▶ [REQUIRED TASK]
Reproduce the section of the listing that begins at the line containing "Give me the D3.js source for this chart." and finishes at the line containing "const incompleteDays = 5;". Include both end lines and nothing beyond them.

▶ [RECORDS FOR THE EXERCISE]
>>
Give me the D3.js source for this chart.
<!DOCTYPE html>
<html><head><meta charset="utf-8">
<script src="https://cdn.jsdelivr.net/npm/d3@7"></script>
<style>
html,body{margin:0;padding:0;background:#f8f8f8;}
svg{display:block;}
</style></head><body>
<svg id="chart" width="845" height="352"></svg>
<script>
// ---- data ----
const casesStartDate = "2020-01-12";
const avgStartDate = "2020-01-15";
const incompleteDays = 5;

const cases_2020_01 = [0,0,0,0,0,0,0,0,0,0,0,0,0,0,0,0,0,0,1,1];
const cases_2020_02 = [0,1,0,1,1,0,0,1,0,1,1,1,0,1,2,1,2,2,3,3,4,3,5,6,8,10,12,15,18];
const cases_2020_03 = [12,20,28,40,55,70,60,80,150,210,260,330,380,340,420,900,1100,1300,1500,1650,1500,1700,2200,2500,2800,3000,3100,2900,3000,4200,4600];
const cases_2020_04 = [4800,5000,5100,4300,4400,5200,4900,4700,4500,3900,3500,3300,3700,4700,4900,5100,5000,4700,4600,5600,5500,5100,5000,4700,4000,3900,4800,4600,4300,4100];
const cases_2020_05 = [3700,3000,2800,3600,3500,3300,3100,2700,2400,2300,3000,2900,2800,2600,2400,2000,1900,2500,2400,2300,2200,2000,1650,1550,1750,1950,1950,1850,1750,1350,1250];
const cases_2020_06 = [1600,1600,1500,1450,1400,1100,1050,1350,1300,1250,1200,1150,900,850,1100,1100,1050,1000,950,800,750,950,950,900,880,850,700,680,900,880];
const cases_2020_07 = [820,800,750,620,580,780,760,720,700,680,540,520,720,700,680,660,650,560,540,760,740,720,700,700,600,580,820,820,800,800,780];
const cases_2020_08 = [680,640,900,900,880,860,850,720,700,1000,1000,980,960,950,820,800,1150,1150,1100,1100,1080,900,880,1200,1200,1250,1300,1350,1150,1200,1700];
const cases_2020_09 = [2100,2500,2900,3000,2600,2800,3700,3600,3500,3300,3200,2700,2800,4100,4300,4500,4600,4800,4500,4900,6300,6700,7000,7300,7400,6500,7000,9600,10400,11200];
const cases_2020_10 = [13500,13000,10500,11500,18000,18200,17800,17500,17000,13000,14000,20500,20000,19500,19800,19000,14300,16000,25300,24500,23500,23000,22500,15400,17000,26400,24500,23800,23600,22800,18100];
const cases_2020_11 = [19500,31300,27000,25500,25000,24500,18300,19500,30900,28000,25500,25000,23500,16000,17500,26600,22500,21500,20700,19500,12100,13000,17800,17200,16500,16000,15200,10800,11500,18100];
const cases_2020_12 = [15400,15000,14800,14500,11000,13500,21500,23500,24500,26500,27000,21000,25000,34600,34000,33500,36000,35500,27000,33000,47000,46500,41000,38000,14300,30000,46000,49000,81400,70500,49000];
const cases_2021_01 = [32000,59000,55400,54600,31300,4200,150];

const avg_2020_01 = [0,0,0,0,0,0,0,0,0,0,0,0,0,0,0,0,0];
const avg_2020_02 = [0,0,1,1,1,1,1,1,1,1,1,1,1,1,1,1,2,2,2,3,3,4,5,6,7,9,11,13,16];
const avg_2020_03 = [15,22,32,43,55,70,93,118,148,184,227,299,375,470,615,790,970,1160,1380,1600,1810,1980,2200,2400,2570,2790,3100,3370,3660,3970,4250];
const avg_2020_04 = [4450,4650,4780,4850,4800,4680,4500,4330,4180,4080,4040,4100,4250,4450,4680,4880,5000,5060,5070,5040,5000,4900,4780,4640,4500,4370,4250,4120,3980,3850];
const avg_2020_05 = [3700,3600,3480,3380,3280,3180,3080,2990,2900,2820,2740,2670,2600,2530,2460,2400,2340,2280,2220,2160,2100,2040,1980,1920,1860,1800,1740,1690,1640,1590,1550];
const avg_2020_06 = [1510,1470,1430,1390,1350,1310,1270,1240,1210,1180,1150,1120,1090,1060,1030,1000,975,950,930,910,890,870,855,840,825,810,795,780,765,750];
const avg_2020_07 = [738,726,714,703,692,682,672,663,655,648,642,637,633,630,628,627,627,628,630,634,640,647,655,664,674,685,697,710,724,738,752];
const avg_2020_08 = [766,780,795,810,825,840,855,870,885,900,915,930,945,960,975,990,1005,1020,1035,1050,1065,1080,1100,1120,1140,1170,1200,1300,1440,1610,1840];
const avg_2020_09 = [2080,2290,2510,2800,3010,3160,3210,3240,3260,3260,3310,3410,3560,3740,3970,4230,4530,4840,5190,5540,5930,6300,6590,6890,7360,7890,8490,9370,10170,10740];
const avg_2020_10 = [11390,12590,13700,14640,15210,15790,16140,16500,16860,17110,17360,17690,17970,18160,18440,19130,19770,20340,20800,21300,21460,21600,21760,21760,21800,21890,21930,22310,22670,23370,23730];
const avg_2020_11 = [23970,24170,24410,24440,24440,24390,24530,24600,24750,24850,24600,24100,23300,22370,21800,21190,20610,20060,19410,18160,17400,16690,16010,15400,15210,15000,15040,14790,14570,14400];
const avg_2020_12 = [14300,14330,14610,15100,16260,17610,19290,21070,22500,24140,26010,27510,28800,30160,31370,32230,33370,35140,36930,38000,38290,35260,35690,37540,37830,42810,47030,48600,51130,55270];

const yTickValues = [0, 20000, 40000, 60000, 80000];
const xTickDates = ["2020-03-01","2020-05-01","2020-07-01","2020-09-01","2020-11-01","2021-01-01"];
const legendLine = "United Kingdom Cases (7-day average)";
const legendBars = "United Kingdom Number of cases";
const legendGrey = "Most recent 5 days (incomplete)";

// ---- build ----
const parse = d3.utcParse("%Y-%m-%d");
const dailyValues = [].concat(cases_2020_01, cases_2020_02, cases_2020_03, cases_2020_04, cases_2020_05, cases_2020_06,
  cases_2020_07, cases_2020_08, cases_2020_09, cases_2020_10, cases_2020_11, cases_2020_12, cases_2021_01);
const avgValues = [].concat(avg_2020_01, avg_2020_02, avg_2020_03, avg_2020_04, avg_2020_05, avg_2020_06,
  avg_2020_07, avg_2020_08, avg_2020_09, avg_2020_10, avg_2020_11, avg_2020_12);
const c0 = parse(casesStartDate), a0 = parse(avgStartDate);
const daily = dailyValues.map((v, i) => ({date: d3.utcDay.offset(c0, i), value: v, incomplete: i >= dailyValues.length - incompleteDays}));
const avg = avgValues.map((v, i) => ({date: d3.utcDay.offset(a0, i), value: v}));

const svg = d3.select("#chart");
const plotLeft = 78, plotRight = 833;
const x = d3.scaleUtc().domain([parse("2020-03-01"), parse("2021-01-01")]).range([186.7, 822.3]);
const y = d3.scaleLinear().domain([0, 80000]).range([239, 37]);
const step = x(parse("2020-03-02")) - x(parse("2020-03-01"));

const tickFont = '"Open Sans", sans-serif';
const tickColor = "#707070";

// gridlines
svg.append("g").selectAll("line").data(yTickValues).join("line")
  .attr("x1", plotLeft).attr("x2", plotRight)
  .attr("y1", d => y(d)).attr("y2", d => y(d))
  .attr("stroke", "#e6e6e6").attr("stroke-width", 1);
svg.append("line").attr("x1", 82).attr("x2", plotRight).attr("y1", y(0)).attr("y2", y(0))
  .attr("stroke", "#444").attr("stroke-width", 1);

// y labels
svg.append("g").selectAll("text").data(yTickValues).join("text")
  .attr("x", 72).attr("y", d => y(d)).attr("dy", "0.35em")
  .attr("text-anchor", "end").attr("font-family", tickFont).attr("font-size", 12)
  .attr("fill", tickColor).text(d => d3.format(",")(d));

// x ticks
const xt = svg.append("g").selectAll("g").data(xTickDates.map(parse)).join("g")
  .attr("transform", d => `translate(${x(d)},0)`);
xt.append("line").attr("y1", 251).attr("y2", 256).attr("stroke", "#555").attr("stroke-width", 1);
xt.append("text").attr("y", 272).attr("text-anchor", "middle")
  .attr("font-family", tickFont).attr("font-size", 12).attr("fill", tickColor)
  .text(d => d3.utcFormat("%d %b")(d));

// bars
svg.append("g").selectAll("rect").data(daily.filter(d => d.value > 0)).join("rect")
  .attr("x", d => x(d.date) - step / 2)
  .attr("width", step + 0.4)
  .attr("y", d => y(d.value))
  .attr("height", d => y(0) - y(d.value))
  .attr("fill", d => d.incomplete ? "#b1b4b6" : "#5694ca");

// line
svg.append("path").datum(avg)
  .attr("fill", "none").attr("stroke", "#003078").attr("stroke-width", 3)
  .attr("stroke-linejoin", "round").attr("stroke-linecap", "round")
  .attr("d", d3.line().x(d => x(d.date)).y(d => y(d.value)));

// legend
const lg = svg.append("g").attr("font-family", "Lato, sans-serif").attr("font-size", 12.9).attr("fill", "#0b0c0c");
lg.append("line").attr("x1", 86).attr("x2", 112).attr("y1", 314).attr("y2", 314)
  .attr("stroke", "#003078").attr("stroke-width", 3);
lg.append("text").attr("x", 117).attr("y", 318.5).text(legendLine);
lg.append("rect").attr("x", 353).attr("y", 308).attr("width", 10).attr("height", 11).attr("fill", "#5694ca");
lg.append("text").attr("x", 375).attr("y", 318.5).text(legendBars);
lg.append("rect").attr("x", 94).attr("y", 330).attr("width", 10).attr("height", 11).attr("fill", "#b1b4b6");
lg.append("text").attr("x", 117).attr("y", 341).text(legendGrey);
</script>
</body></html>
<<
>>
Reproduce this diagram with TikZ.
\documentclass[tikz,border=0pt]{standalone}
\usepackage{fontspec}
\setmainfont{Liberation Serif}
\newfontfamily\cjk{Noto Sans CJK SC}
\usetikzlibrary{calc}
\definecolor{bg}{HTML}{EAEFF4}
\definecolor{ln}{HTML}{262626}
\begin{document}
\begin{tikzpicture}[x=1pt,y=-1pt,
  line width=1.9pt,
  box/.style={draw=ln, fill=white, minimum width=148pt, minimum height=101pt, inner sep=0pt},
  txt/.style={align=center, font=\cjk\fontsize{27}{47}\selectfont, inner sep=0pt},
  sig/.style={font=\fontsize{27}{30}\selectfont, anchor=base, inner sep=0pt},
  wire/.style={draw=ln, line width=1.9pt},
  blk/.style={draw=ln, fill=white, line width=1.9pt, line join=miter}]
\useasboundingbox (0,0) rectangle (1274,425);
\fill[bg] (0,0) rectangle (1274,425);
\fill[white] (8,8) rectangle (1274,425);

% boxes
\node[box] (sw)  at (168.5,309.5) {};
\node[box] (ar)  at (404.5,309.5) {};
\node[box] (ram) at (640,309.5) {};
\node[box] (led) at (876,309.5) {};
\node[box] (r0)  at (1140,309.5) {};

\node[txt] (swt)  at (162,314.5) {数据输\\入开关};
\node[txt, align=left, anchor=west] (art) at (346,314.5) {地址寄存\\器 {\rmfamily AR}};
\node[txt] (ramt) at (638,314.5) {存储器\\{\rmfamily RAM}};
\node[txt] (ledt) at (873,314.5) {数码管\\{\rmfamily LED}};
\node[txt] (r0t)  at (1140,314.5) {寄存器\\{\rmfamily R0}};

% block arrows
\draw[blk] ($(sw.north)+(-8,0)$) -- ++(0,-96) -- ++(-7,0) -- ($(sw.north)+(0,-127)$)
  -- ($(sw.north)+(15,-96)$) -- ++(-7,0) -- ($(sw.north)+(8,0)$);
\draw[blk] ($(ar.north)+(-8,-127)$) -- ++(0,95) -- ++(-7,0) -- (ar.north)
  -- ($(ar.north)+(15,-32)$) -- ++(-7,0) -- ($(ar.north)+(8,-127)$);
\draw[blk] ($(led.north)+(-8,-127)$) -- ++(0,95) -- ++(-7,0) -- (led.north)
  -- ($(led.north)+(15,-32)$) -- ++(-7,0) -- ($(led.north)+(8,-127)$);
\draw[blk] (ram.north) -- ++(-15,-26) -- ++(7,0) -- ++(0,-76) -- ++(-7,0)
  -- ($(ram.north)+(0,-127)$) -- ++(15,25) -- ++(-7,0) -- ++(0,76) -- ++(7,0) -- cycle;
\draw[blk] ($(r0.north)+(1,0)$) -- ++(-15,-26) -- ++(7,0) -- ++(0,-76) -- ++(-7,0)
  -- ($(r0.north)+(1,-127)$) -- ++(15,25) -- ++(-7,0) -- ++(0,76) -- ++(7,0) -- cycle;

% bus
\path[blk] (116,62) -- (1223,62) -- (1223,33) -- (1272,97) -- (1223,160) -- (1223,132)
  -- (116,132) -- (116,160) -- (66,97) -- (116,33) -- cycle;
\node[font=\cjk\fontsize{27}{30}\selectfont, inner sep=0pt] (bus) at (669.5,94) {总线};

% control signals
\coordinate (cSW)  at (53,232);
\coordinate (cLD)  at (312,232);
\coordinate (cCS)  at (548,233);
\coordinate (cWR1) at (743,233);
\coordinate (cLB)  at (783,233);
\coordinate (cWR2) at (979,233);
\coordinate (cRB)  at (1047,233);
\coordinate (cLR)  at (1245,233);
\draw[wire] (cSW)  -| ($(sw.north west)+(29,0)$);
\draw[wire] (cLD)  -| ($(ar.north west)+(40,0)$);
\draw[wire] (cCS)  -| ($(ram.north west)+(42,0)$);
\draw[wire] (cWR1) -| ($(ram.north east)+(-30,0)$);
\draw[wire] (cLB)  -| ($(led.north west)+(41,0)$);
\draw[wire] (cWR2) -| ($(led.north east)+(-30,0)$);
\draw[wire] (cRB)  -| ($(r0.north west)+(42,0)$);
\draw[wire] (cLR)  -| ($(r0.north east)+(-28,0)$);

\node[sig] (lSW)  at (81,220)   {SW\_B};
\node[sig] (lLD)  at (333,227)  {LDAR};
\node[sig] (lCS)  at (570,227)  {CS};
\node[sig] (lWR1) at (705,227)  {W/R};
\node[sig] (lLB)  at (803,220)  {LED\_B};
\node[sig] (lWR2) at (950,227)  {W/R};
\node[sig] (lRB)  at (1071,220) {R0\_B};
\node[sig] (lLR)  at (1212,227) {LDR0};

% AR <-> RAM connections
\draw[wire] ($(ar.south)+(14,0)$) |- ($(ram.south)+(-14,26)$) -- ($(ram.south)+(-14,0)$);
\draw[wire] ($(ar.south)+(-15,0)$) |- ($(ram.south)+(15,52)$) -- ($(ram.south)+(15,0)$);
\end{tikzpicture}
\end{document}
<<
▶ [PROBLEM SOLUTION]
Give me the D3.js source for this chart.
<!DOCTYPE html>
<html><head><meta charset="utf-8">
<script src="https://cdn.jsdelivr.net/npm/d3@7"></script>
<style>
html,body{margin:0;padding:0;background:#f8f8f8;}
svg{display:block;}
</style></head><body>
<svg id="chart" width="845" height="352"></svg>
<script>
// ---- data ----
const casesStartDate = "2020-01-12";
const avgStartDate = "2020-01-15";
const incompleteDays = 5;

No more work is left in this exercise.